We are a commune of inquiring, skeptical, politically centrist, capitalist, anglophile, traditionalist New England Yankee humans, humanoids, and animals with many interests beyond and above politics. Each of us has had a high-school education (or GED), but all had ADD so didn't pay attention very well, especially the dogs. Each one of us does "try my best to be just like I am," and none of us enjoys working for others, including for Maggie, from whom we receive neither a nickel nor a dime. Freedom from nags, cranks, government, do-gooders, control-freaks and idiots is all that we ask for.
Readers know that we recommend scheduling two hours of calisthenics/week as part of a balanced fitness program (ie resistance, cardio, and calisthenics).
Calisthenics are for athleticism, generally addressing a mix of cardio, balance, agility, speed, endurance, without much focus on strength. While playing basketball or doing martial arts count as calisthenics, most of us do calisthenics routines in the gym, preferably in fitness classes, or on our own. The classes are more intense, thus better, I feel.
Because my class sched changed, here's what I did on my own this morning as an example:
- 10-minute elliptical warm-up - 30-sec sprints, and 60-sec recoveries. Sweat. - 1st rotation of 3 rounds: Pushups, pullups, Roman Chair leg lifts, elbow planks, jump rope, squat and holds - 2nd rotation of 3 rounds: Kettlebell swings, heavy ball squat and throws, "bicycles", rower - 60-sec sprints
I have another rotation list with which I alternate the above list when needed, just keeping the pushups, jump rope, and pullups. (List #2 includes other things like lunges, farmer walks, step ups, box jumps, mountain climbers, inclined pulls, etc).
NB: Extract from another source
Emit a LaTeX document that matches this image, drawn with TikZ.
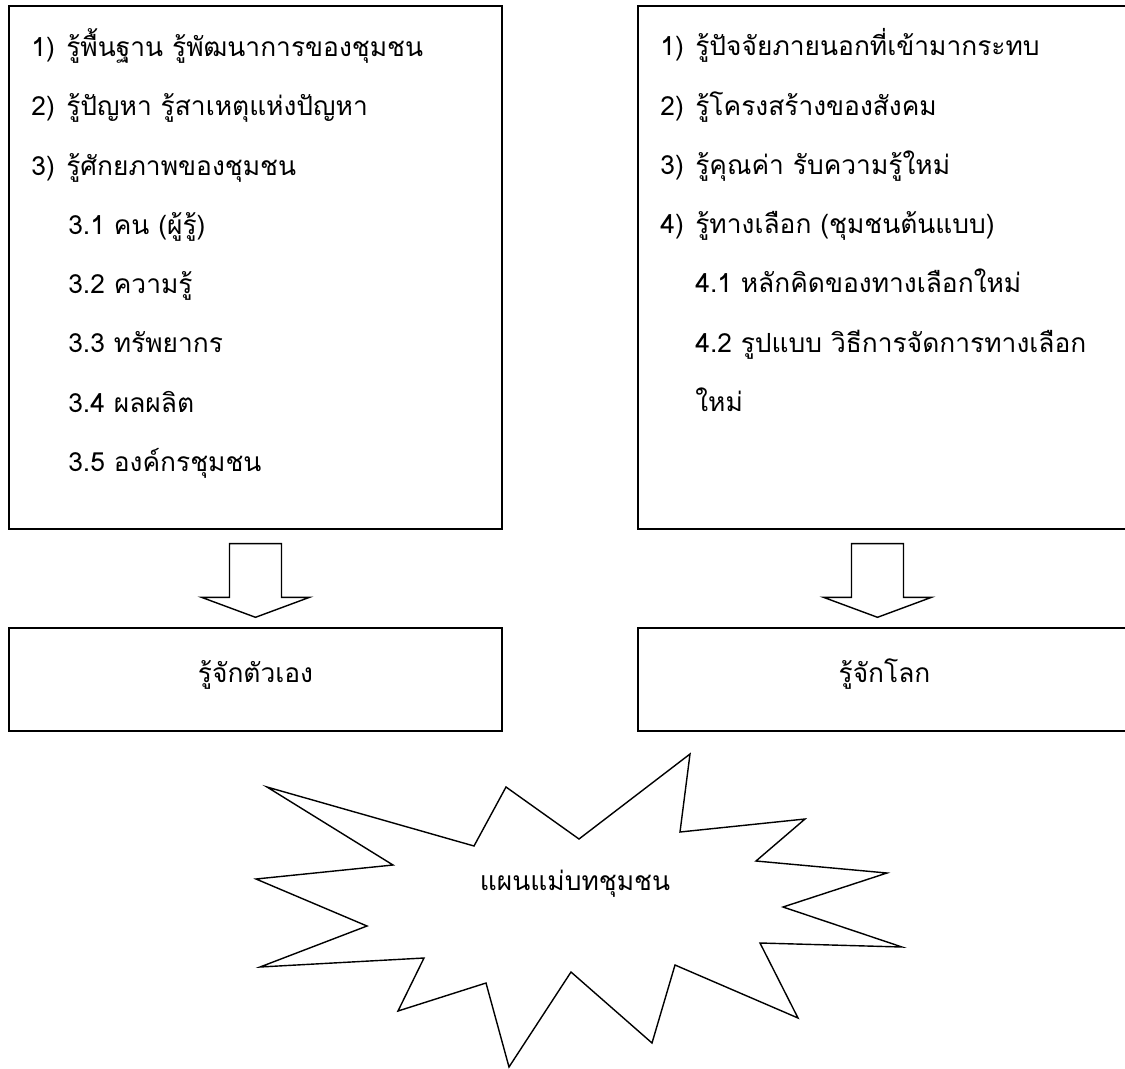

These things are good and semi-fun complements to my other things.
Do our readers incorporate calisthenics in their fitness routines and, if so, what do you do?
Even in my 20s I never did anything like this—definitely not now (at 60) :-)
I’m fine with walking/biking for general fitness (and great sleep quality) and 2x weekly weight training for maintenance (power lifts, farmers carry, bench, bent over rows, etc).
I have found that sleep quality is my most important driver in choosing exercises and activities. Outside in the sunlight, 25 minutes or more, moving legs somehow? Check, check, check, we have a winner. Works every time, and I like the alone time with my thoughts or a podcast.
You might be an outlier BD. Your routine seems a little drastic to me for anybody 50 and older, frankly.
For much of my adult life I enjoyed working out (primarily in support of an organized sport) almost as enjoyable as the competition. Often more so. My tennis coach once said I like the process more than the outcome. Fair enough. At this point, 60+, past individual competition, I’ve found I can’t get enthusiastic about workouts for the sake of working out. I’ll do some weights - because it seems to help keep the shredded rotator cuff from falling off and keeps me swimming - but only because it feels pretty good and helps me keep swimming. Which I love. I stopped tennis because my serve stinks without slice - rotator cuff. So I’m pretty much along w you, Jeff. On a New England day like today I ran for an hour with our dog on the trails. Rain tomorrow so in the pool for about 3000 meters. And I’ll feel good.